The Morning Brief: Investors Still High on Hedge Funds

Hedge fund investors are apparently happy with mediocrity. Although hedge funds are on their way to underperforming the broader markets for the fifth straight year, just 26 percent of hedge fund investors said their funds had fallen short of expectations, according to a new, comprehensive report on alternative investments published by London-based data and research firm Preqin. This is the lowest level since Preqin began conducting this study in 2008. And 77 percent of investors stated that there has been no change in their confidence in hedge funds to meet portfolio objectives in the last year.

What’s more, investors said there are more important issues to consider than good performance when looking at individual hedge funds. Most crucial to investors is the strategy of the fund and the managers. Still, 60 percent of investors said they have exited a hedge fund investment due to performance concerns and 41 percent said they are under-allocated. On the other hand 88 percent of hedge fund investors plan to commit the same amount or more capital to hedge funds over the next 12 months. What’s more, 38 percent of investors expect to increase their allocation to single-manager hedge funds in the next 12 months, but just 8 percent to funds of funds.

Carl Icahn tweeted again, telling followers on Thursday that he is having dinner with Apple CEO Tim Cook. “Tim believes in buyback and is doing one,” he stated. “What will be discussed is magnitude.” The activist investor wants the iPad and iPhone maker to repurchase $150 billion of stock.

In SAC legal news, prosecutors filed a superseding indictment in the insider trading case against former portfolio manager Mathew Martoma that describes a second doctor who allegedly passed on inside information and met with Martoma, Reuters reported.
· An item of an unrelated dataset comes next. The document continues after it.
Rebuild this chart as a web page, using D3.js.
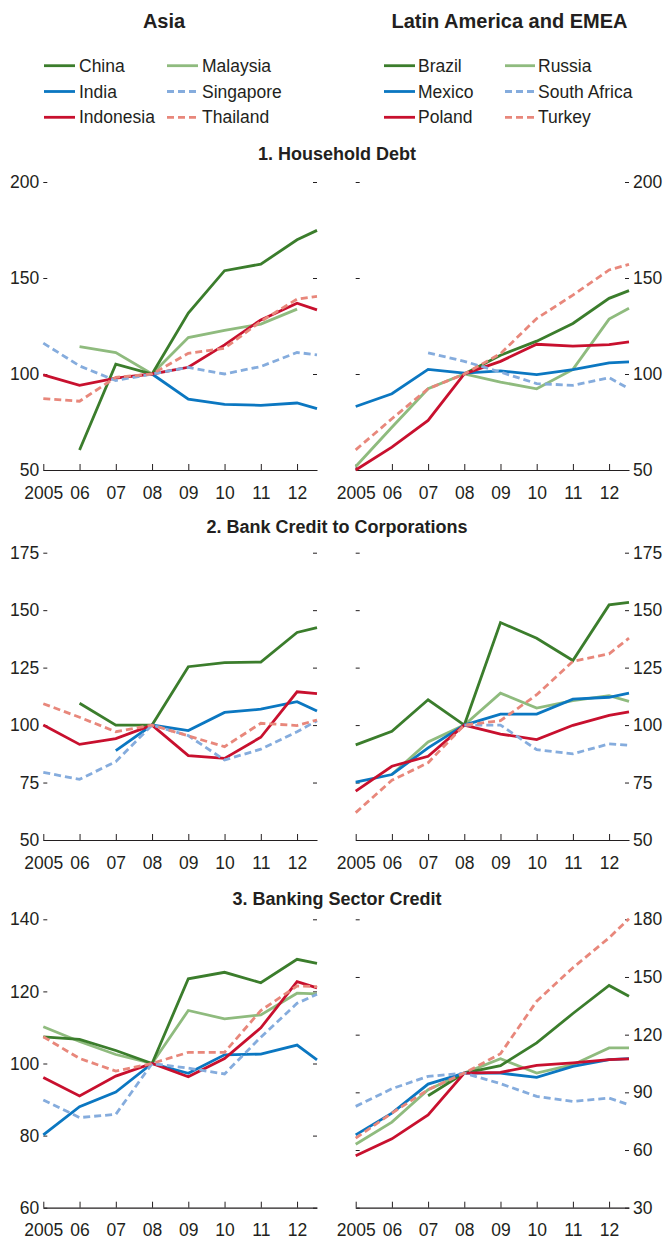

The former SAC manager has been charged with insider trading in the shares of two drug companies — Elan and Wyeth, now a part of Pfizer.

Two key people from Israel Englander’s New York–based hedge fund firm Millennium Management are about to launch a $1.4 billion hedge fund in Asia, with their former firm’s blessing. Millennium portfolio manager Feng Guo and Asian regional manager Michael Robinson are likely to receive as much as $1.2 billion from Millennium and $200 million from external investors, according to a Reuters report. If so, this will be one of the most successful launches of a new hedge fund since before the financial crisis.

The Clinton Group raised its stake in Wet Seal to 6.48 percent from 6.41 percent. The New York hedge fund firm also said in a regulatory filing it urged management of the specialty retailer to renew its buyback plan or otherwise return excess capital to stockholders.